The sequel/analysis - having picked up my bike (and car! a month later once I could drive), and examined the evidence.
Drove to the hill (it's about 1:10): the scene of the accident - and slowly back down, recognising where my tyre had ‘blown’. Then walked it.
Apart from the front wheel my bike is relatively unscathed: saddle, LH pedal and LH STI badly scuffed. The inner tube has a major snakebite in it: 11mm on one side and 9mm on the other, which will have caused/allowed the near instantaneous deflation I remember. There is a significant dink in one side of the rim where the puncture was. And there is damage to the left hand rim edge for about a third of the circumference, consistent with the rim attempting to roll on the road surface before saying ‘enough’. There is damage to the tyre sidewall in this area too.

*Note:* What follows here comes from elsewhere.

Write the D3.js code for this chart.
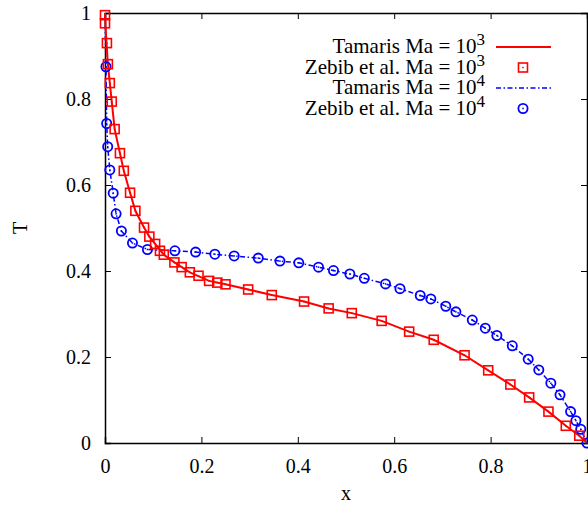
<!DOCTYPE html>
<html><head><meta charset="utf-8">
<script src="https://cdn.jsdelivr.net/npm/d3@7"></script>
<style>
body{margin:0;background:#fff;}
svg{display:block;}
svg text{font-family:'Liberation Serif','Times New Roman',serif;}
</style></head>
<body><div id="chart"></div>
<script>
// Zebib et al. Ma = 10^3 (squares)
const zebib3X = [0.0, 0.0, 0.004, 0.006, 0.010, 0.014, 0.020, 0.031, 0.039, 0.052, 0.063, 0.081, 0.092, 0.104, 0.114, 0.122, 0.144, 0.159, 0.176, 0.194, 0.216, 0.233, 0.250, 0.297, 0.346, 0.413, 0.464, 0.512, 0.574, 0.631, 0.682, 0.746, 0.795, 0.841, 0.880, 0.920, 0.956, 0.984];
const zebib3T = [0.995, 0.976, 0.930, 0.881, 0.837, 0.794, 0.730, 0.674, 0.633, 0.582, 0.540, 0.501, 0.480, 0.463, 0.447, 0.438, 0.420, 0.409, 0.397, 0.389, 0.377, 0.373, 0.369, 0.357, 0.344, 0.329, 0.313, 0.302, 0.284, 0.259, 0.240, 0.204, 0.169, 0.136, 0.106, 0.073, 0.040, 0.017];
// Tamaris Ma = 10^3 (solid line)
const tamaris3X = [0.0, 0.002, 0.006, 0.010, 0.014, 0.020, 0.031, 0.039, 0.052, 0.063, 0.081, 0.092, 0.104, 0.122, 0.144, 0.176, 0.216, 0.250, 0.297, 0.346, 0.413, 0.464, 0.512, 0.574, 0.631, 0.682, 0.746, 0.795, 0.841, 0.880, 0.920, 0.956, 0.984, 1.0];
const tamaris3T = [1.0, 0.950, 0.881, 0.837, 0.794, 0.730, 0.674, 0.633, 0.582, 0.540, 0.501, 0.480, 0.463, 0.438, 0.420, 0.397, 0.377, 0.369, 0.357, 0.344, 0.329, 0.313, 0.302, 0.284, 0.259, 0.240, 0.204, 0.169, 0.136, 0.106, 0.073, 0.040, 0.017, 0.0];
// Zebib et al. Ma = 10^4 (circles)
const zebib4X = [0.002, 0.0035, 0.0056, 0.010, 0.017, 0.023, 0.034, 0.057, 0.088, 0.145, 0.188, 0.228, 0.268, 0.318, 0.363, 0.402, 0.443, 0.474, 0.508, 0.538, 0.582, 0.612, 0.654, 0.676, 0.707, 0.728, 0.762, 0.789, 0.813, 0.845, 0.878, 0.900, 0.925, 0.944, 0.966, 0.977, 0.987, 1.0];
const zebib4T = [0.875, 0.743, 0.689, 0.635, 0.581, 0.533, 0.493, 0.465, 0.450, 0.447, 0.444, 0.439, 0.435, 0.430, 0.423, 0.419, 0.409, 0.401, 0.393, 0.383, 0.370, 0.359, 0.343, 0.335, 0.318, 0.305, 0.286, 0.267, 0.250, 0.226, 0.195, 0.170, 0.139, 0.112, 0.073, 0.052, 0.032, 0.0];
// Tamaris Ma = 10^4 (dash-dot line)
const tamaris4X = [0.0, 0.002, 0.0035, 0.0056, 0.010, 0.017, 0.023, 0.034, 0.057, 0.088, 0.145, 0.188, 0.228, 0.268, 0.318, 0.363, 0.402, 0.443, 0.474, 0.508, 0.538, 0.582, 0.612, 0.654, 0.676, 0.707, 0.728, 0.762, 0.789, 0.813, 0.845, 0.878, 0.900, 0.925, 0.944, 0.966, 0.977, 0.987, 1.0];
const tamaris4T = [1.0, 0.875, 0.743, 0.689, 0.635, 0.581, 0.533, 0.493, 0.465, 0.450, 0.447, 0.444, 0.439, 0.435, 0.430, 0.423, 0.419, 0.409, 0.401, 0.393, 0.383, 0.370, 0.359, 0.343, 0.335, 0.318, 0.305, 0.286, 0.267, 0.250, 0.226, 0.195, 0.170, 0.139, 0.112, 0.073, 0.052, 0.032, 0.0];

const xTicks = [0, 0.2, 0.4, 0.6, 0.8, 1];
const yTicks = [0, 0.2, 0.4, 0.6, 0.8, 1];
const xTickLabels = ["0", "0.2", "0.4", "0.6", "0.8", "1"];
const yTickLabels = ["0", "0.2", "0.4", "0.6", "0.8", "1"];
const legendLabels = [["Tamaris Ma = 10", "3"], ["Zebib et al. Ma = 10", "3"], ["Tamaris Ma = 10", "4"], ["Zebib et al. Ma = 10", "4"]];

const W = 588, H = 509;
const mg = {left: 105, top: 13};
const pw = 482, ph = 430;
const red = "#ff0000", blue = "#0000ff";
const FF = "'Liberation Serif','Times New Roman',serif";

const svg = d3.select("#chart").append("svg").attr("width", W).attr("height", H);
const x = d3.scaleLinear().domain([0, 1]).range([mg.left, mg.left + pw]);
const y = d3.scaleLinear().domain([0, 1]).range([mg.top + ph, mg.top]);

// axes (inward ticks, mirrored)
const tl = 6;
const axB = svg.append("g").attr("transform", `translate(0,${mg.top + ph})`)
  .call(d3.axisBottom(x).tickValues(xTicks).tickSize(-tl).tickPadding(16).tickFormat((d, i) => xTickLabels[i]));
const axL = svg.append("g").attr("transform", `translate(${mg.left},0)`)
  .call(d3.axisLeft(y).tickValues(yTicks).tickSize(-tl).tickPadding(14).tickFormat((d, i) => yTickLabels[i]));
const axT = svg.append("g").attr("transform", `translate(0,${mg.top})`)
  .call(d3.axisTop(x).tickValues(xTicks).tickSize(-tl).tickFormat(""));
const axR = svg.append("g").attr("transform", `translate(${mg.left + pw},0)`)
  .call(d3.axisRight(y).tickValues(yTicks).tickSize(-tl).tickFormat(""));
[axB, axL, axT, axR].forEach(g => {
  g.attr("font-family", FF);
  g.selectAll(".domain").attr("stroke", "#000").attr("stroke-width", 1.5);
  g.selectAll(".tick line").attr("stroke", "#000").attr("stroke-width", 1);
  g.selectAll(".tick text").attr("font-family", FF).attr("font-size", 20).attr("fill", "#000");
});

// axis labels
svg.append("text").attr("x", x(0.5)).attr("y", 500).attr("text-anchor", "middle")
  .attr("font-family", FF).attr("font-size", 20).text("x");
svg.append("text").attr("transform", `translate(27,${y(0.5)}) rotate(-90)`).attr("text-anchor", "middle")
  .attr("font-family", FF).attr("font-size", 20).text("T");

// lines
const line = d3.line().x(d => x(d[0])).y(d => y(d[1]));
const red3 = tamaris3X.map((v, i) => [v, tamaris3T[i]]);
const blue4 = tamaris4X.map((v, i) => [v, tamaris4T[i]]);
svg.append("path").datum(blue4).attr("d", line).attr("fill", "none").attr("stroke", blue)
  .attr("stroke-width", 1.5).attr("stroke-dasharray", "5,2.5,1.5,2.5");
svg.append("path").datum(red3).attr("d", line).attr("fill", "none").attr("stroke", red)
  .attr("stroke-width", 2);

// markers
function square(g, cx, cy) {
  g.append("rect").attr("x", cx - 4.5).attr("y", cy - 4.5).attr("width", 9).attr("height", 9)
    .attr("fill", "none").attr("stroke", red).attr("stroke-width", 1.6);
  g.append("rect").attr("x", cx - 0.75).attr("y", cy - 0.75).attr("width", 1.5).attr("height", 1.5).attr("fill", red);
}
function circ(g, cx, cy) {
  g.append("circle").attr("cx", cx).attr("cy", cy).attr("r", 4.6)
    .attr("fill", "none").attr("stroke", blue).attr("stroke-width", 1.8);
  g.append("rect").attr("x", cx - 0.75).attr("y", cy - 0.75).attr("width", 1.5).attr("height", 1.5).attr("fill", blue);
}
const mk4 = svg.append("g");
zebib4X.forEach((v, i) => circ(mk4, x(v), y(zebib4T[i])));
const mk3 = svg.append("g");
zebib3X.forEach((v, i) => square(mk3, x(v), y(zebib3T[i])));

// legend
const lg = svg.append("g");
const rowY = [47, 67.5, 88, 108.5];
legendLabels.forEach((lab, i) => {
  const t = lg.append("text").attr("x", 485).attr("y", rowY[i] + 6).attr("text-anchor", "end")
    .attr("font-family", FF).attr("font-size", 21);
  t.append("tspan").text(lab[0]);
  t.append("tspan").attr("dy", -8).attr("font-size", 17).text(lab[1]);
});
lg.append("line").attr("x1", 496).attr("x2", 551).attr("y1", rowY[0]).attr("y2", rowY[0])
  .attr("stroke", red).attr("stroke-width", 2);
square(lg, 523, rowY[1]);
lg.append("line").attr("x1", 496).attr("x2", 551).attr("y1", rowY[2]).attr("y2", rowY[2])
  .attr("stroke", blue).attr("stroke-width", 1.5).attr("stroke-dasharray", "5,2.5,1.5,2.5");
circ(lg, 523, rowY[3]);
</script></body></html>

All this supports my ‘analysis’ that coming down the hill, on the drops (always go on the drops downhill – much ‘stronger’ position and better leverage for braking), fingers lightly on both brakes, I suffered a near instant flat. I do not know what caused the snakebite to the Continental Race28 tube. The tyre (Michelin Pro4 SC 25-622) was new on before London-Edinburgh-London and so had done about 2300km – I’d expect about 6000km from that make/model of tyre on the front. I had checked my tyres before the ride and the front was at 75psi (5psi more than the graph readout in Jan Heine’s BQ article: actual width 26.7mm, total load 85kg, front 38kg, rear 47kg). It is possible it had lost pressure during the 199km I had ridden. I checked the rear 31 days later: it was at 72spsi (same tyre make/model) - I had inflated it to 90psi before the ride). The road was clear and, having examined the surface by both driving up and down it and walking up and down the stretch where the flat occurred, the surface is good, with no potholes. The side of the road is a bank so I guess the only possibility is a largish stone: the sort of stone you can see and avoid as you ride down hills, I’d like to think. Maybe/clearly not this time.
The lesson - Check tyre pressures before each ride. Do a thumb check on each tyre at every stop (well, every couple of hours). Make sure you cross check occasionally with a second pump/gauge, ideally one which is well calibrated.